= Emile Renan =

American opera singer

Emile Renan (28 June 1913 - 8 December 2001) was an American operatic bass-baritone and stage director who had a long association with the New York City Opera. He also performed as a guest artist with the other opera companies in North America throughout his career. He was particularly known for his portrayal of buffo roles and for his work in 20th century operas.

==Biography==
Born and raised in Brooklyn, New York, Renan studied voice under Eleanor McLellan and John Daggett Howell in New York City. Early on in his career he portrayed the Sacristan in the NYCO's inaugural opera production, Puccini's Tosca, on 21 February 1944. He went on to sing more than thirty-two more roles with the company over the next fifteen years, mostly in buffo parts. He sang in many twentieth century operas at the NYCO, including the world premieres of David Tamkin's The Dybbuk (as Meyer, 1951) and Robert Kurka's The Good Soldier Schweik (as the Army doctor, 1958). He also portrayed Baron Regnard in the premiere of the revised version of Robert Ward's He Who Gets Slapped (1959).
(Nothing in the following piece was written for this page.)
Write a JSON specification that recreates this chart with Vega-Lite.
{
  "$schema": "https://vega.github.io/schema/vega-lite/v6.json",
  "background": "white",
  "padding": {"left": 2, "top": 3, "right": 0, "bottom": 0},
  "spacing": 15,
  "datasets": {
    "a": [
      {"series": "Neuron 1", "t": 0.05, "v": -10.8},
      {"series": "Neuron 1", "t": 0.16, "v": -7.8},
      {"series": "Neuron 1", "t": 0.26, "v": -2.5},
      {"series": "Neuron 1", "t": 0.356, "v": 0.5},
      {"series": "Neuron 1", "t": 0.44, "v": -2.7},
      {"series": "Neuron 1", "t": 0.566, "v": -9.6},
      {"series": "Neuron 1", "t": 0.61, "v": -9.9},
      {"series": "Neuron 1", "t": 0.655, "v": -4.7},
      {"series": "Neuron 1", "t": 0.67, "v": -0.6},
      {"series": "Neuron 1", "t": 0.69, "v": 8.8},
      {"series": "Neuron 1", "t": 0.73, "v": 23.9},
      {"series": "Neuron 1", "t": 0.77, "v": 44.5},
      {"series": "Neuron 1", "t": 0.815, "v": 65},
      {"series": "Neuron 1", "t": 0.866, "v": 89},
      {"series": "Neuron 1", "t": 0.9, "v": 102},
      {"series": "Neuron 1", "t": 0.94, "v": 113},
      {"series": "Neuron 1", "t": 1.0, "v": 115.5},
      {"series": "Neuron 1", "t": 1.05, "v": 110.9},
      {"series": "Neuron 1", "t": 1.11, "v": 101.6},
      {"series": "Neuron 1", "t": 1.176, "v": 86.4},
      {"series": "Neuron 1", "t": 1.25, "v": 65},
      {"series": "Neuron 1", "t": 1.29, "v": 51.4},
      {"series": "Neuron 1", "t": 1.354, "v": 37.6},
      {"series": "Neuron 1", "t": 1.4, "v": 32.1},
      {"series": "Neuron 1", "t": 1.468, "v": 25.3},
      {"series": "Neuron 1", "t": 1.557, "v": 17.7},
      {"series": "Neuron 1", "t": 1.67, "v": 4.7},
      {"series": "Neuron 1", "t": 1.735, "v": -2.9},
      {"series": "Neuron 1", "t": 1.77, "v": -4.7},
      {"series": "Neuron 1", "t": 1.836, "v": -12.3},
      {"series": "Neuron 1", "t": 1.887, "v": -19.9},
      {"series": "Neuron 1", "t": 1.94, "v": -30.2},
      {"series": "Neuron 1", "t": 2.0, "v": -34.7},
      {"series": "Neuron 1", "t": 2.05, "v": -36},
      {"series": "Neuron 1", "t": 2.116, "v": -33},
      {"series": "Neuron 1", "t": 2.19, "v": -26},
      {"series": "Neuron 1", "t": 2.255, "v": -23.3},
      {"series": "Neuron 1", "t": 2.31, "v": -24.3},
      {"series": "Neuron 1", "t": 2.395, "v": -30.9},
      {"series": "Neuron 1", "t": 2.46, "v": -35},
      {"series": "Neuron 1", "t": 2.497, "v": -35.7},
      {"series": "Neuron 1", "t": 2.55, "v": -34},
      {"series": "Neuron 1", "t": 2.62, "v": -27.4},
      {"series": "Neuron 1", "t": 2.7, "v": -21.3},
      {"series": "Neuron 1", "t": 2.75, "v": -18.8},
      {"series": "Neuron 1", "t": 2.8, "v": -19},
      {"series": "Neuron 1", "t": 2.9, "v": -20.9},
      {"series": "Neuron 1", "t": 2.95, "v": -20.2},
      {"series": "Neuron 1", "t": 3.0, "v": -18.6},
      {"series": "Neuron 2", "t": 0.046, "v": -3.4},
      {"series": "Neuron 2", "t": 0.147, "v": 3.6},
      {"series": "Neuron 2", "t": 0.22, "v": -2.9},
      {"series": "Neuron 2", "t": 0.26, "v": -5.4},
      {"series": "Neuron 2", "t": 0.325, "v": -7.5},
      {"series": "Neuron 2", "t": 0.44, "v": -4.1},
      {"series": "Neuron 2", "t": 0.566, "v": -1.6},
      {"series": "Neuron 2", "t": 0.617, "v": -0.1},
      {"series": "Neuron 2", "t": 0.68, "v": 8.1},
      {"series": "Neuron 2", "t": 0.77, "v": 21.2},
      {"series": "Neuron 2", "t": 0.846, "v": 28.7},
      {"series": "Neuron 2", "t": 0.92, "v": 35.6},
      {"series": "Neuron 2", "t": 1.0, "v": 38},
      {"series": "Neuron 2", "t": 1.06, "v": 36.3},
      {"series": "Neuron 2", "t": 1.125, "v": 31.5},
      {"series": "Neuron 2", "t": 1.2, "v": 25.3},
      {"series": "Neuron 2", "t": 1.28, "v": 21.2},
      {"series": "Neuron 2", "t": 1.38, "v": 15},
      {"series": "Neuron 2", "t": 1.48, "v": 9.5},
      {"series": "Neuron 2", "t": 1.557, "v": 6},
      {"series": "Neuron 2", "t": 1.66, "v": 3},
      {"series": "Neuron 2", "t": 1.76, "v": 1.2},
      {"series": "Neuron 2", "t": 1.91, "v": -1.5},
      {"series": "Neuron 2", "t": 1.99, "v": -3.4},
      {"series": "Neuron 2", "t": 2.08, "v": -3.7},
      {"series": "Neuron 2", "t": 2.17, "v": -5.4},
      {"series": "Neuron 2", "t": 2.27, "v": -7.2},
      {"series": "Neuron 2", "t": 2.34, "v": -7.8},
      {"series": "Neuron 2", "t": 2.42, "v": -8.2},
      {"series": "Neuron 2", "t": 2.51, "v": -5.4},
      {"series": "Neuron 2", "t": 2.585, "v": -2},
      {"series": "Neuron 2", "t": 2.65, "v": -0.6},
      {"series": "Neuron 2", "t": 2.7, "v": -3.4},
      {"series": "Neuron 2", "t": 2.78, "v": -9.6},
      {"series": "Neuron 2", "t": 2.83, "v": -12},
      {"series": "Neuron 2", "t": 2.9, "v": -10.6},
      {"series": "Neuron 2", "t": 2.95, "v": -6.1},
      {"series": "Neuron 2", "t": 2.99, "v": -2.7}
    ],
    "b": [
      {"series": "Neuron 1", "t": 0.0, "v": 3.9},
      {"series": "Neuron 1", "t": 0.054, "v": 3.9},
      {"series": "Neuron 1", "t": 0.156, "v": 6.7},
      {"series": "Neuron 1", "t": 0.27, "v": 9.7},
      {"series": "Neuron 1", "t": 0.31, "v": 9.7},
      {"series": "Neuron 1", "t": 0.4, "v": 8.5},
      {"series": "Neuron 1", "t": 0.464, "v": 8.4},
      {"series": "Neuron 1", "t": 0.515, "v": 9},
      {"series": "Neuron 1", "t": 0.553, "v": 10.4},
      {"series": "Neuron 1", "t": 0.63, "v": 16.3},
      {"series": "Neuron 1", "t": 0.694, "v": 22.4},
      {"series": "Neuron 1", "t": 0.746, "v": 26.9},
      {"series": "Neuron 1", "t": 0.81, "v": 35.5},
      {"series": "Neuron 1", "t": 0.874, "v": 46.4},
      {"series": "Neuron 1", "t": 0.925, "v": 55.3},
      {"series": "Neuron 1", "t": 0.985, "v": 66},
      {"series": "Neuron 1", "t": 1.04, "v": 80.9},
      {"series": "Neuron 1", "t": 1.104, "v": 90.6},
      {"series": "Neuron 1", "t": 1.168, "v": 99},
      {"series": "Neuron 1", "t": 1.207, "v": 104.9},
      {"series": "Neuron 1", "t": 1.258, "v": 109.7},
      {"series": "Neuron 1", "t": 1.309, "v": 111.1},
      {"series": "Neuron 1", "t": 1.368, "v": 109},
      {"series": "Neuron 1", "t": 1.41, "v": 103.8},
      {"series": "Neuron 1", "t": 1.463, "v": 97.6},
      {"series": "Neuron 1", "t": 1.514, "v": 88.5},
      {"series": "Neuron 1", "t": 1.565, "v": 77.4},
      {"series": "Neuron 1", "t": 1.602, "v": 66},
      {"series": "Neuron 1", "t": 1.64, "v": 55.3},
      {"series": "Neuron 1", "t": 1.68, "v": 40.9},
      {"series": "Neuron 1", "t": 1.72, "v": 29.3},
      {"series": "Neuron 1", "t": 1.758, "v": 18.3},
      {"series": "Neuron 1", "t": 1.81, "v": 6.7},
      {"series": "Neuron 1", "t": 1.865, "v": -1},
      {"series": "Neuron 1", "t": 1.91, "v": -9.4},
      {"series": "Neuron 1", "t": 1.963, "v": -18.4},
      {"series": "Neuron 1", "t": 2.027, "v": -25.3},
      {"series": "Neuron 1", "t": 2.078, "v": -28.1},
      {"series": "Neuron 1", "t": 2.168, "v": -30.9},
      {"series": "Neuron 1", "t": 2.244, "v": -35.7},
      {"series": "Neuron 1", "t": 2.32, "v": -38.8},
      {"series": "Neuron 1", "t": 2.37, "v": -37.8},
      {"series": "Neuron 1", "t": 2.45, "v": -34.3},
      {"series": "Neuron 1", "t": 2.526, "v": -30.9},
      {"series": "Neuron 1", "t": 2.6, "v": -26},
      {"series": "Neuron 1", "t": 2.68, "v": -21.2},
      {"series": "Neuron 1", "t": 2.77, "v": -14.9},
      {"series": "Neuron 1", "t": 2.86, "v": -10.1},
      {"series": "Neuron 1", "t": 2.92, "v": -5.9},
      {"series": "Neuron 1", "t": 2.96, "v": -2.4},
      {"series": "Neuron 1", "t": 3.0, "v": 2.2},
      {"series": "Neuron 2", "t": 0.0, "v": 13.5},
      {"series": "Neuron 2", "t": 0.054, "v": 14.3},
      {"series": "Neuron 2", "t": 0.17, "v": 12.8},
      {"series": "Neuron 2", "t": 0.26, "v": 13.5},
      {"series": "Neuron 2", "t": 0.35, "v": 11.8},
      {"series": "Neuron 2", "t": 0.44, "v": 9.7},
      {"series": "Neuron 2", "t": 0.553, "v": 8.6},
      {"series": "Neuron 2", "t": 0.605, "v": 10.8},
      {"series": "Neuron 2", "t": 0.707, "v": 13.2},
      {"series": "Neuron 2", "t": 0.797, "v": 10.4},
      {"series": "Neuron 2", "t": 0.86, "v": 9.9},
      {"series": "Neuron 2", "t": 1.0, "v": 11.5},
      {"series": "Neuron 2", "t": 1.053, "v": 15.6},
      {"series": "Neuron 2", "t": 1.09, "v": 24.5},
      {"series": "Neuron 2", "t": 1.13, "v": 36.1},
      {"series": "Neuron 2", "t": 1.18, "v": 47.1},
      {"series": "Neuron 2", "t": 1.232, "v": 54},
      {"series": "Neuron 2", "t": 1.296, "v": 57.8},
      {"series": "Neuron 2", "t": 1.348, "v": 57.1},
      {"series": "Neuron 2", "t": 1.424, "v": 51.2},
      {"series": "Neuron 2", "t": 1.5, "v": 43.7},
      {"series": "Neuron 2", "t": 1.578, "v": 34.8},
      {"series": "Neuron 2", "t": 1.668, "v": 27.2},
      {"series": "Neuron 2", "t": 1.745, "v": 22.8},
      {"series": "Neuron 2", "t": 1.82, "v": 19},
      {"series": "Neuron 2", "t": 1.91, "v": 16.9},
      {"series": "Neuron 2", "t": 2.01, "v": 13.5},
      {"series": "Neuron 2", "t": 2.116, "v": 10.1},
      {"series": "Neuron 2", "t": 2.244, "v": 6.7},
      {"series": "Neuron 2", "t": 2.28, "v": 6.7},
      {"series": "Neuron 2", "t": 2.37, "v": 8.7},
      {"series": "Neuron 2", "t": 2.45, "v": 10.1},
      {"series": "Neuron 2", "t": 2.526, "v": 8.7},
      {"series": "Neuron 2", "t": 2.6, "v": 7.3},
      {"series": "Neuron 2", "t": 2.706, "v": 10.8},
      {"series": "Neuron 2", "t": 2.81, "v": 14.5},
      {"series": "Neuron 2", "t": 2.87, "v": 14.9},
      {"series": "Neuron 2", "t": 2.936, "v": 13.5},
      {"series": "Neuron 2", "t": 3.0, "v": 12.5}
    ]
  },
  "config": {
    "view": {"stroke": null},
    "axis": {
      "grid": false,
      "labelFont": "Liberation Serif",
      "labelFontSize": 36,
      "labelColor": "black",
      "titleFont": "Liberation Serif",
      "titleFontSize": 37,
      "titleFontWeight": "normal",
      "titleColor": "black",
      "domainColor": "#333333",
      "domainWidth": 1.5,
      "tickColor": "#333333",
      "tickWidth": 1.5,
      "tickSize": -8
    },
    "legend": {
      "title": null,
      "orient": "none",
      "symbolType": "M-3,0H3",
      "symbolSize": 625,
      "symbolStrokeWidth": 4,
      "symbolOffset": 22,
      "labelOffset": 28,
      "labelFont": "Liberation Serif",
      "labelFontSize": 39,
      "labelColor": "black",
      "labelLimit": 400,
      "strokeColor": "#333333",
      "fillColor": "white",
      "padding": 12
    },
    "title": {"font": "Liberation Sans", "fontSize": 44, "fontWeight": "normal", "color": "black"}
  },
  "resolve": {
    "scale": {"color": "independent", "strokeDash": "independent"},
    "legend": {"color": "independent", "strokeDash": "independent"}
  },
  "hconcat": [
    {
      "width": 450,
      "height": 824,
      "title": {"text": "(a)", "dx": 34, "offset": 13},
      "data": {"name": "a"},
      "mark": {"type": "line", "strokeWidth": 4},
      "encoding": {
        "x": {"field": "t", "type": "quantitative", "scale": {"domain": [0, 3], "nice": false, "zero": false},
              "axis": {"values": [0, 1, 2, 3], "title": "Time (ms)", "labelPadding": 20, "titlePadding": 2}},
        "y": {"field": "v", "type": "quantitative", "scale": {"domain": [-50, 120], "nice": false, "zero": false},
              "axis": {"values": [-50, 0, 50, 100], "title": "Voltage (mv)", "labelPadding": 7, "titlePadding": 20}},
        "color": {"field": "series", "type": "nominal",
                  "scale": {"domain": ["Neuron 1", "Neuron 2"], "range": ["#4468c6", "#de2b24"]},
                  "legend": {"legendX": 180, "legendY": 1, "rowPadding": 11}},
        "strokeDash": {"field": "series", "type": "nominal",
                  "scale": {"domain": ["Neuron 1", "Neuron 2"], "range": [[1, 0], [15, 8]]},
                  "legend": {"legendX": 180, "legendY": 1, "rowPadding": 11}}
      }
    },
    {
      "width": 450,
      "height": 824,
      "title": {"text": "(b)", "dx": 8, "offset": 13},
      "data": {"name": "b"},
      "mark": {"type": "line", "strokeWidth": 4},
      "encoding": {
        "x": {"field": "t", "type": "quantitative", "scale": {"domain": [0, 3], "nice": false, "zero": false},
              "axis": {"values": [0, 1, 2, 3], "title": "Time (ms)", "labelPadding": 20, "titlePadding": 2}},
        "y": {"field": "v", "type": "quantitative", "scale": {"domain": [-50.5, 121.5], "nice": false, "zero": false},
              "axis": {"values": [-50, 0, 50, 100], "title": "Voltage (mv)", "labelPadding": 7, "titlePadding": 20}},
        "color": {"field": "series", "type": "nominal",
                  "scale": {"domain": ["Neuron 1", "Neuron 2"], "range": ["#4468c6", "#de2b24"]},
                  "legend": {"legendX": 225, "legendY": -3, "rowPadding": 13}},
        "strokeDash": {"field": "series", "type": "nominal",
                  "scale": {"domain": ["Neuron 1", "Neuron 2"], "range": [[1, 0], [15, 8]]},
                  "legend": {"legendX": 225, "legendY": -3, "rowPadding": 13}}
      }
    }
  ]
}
Some of his other roles with the company included Beckmesser in Wagner's Die Meistersinger von Nürnberg, the Principál komediantů in The Bartered Bride, and Oscar Hubbard in Regina

Renan also sang with other opera companies throughout North America during his career, including the American Opera Company, the Baltimore Opera Company, the Opera Company of Boston, the Canadian Opera Company, the Columbia Opera Company, the Chicago Opera Company, the Houston Grand Opera, Miami Opera, the NBC Opera Theatre, the New Orleans Opera, Opéra de Montréal, the Palacio de Bellas Artes, the Pittsburgh Opera, the San Antonio Grand Opera Festival, and the Vancouver Opera. After retiring from the stage in the early 1960s, Renan taught for many years on the voice faculty at the Juilliard School and worked as a stage director. For the NYCO he directed two productions in 1965, Carmen and I Pagliacci. He died in Englewood, New Jersey at the age of 88.